Hoe kan een finantieel-onafhankelijk meisje zich nuttig maken?

Een finantieel-onafhankelijk meisje! - een rijk meisje dus.... Als je dat zoo ziet geschreven staan, krijg je een visioen van een mooi, jong wezentje, een schitterende lentebloem, een lachende zonnestraal, die licht en vreugde om zich heen verspreidt in het ouderlijk huis, waar zij op de handen wordt gedragen, verwend, gekoesterd, bedorven, door vader en moeder beiden....

Je zoudt haar willen toeroepen: ‘benijdenswaardig Zondagskind! geniet toch volop dat blijde, onbezorgde lentegeluk, drink het in met volle teugen, dat ge de herinnering eraan als een schat in u meêdraagt, die u door uw geheele volgend leven een bron van warmte en verkwikking zal zijn’....

Je philosofeert verder over het verschil met zoo menig jong ding, dat reeds van de vroegste jeugd af moest worden ingewijd in zorg en ontberingen en je verheugt er je over, dat dit schepseltje het leven zal kunnen intreden, frisch van hoofd en hart, met vollen, ongerepten levensmoed en levenslust, wanneer dat leven haar eenmaal roept........

En dan hoor je op eens, dat zoo'n kind vraagt om bezigheid, dat ze zich nuttig wil maken, plichten verlangt - met eerlijke ronde woorden: dat ze zich verveelt.......
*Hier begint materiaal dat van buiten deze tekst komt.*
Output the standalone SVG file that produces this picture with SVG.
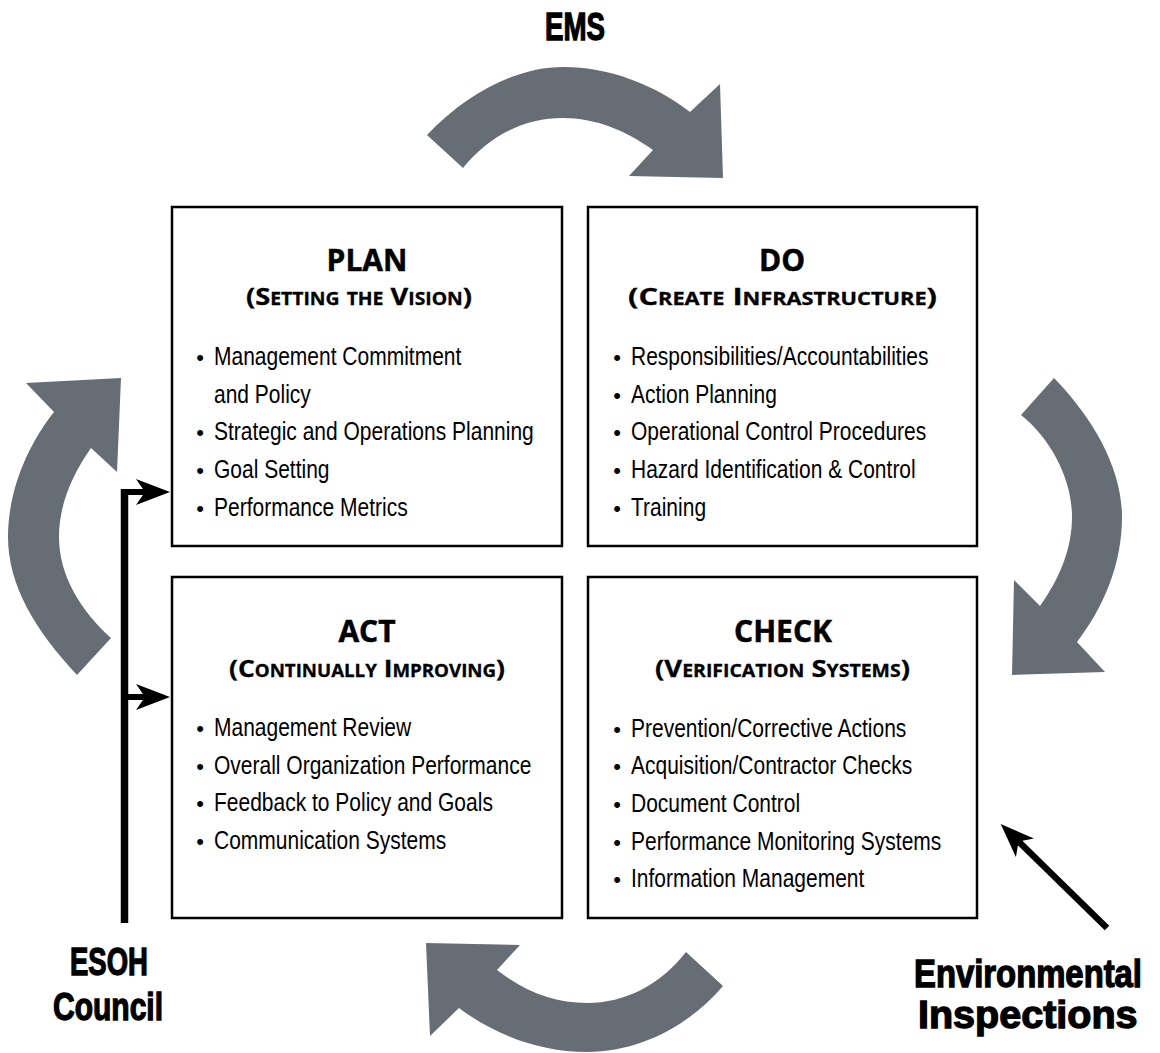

Eerst krijg je een gevoel van medelijden met zulk een onvoldaanheid, je vindt het wel een klein beetje aanstellerig ook, - maar als je het wat aandachtiger beschouwt, bruist er ergernis, diepe, krachtige ergernis in je op over de ouders, of eigenlijk de moeder, die haar taak zóó slecht heeft begrepen dat ze in gebreke is gebleven het leven van haar kind zoo te vullen, dat dit voor verveling behoed bleef.... Want zij, de moeder kende het leven en ook de omstandigheden; zij wist, of ze diende het te weten, dat er, de officieele leertijd eenmaal geëindigd, een oogenblik zou kunnen komen, waarop haar kind kon vragen: ‘Wat nu?’ - En zoo zij al, door onnadenkendheid of zorgeloosheid, of gemakzucht, die vraag niet heeft voorkomen, zooals het haar plicht ware geweest, zeker had zij moeten zorgen er een antwoord, eene oplossing voor gereed te hebben.

[pagina 374]
[p. 374]

‘Ik kan toch niet den geheelen dag pianospelen, zingen, schilderen, lezen!’ klaagt het meisje; en in die klacht ligt zoo duidelijk zichtbaar het onvergeeflijk verzuim der moeder. Neen, zij kan niet den ganschen dag musiceeren, teekenen, handwerken, wanneer dat alles bij wijze van tijdverdrijf wordt gedaan, vooral niet, wanneer zij het eenmaal als zoodanig is gaan voelen. Maar waarom niet van de eerste jeugd af, een dezer ‘talents d'agrément’ als ernst beschouwd en de ontwikkeling daarvan het kind als doel voorgehouden; waarom haar niet geleerd, dat, wie van de natuur eene gave heeft ontvangen, ook daarbij de verplichting heeft naar de volmaking dier gave te streven?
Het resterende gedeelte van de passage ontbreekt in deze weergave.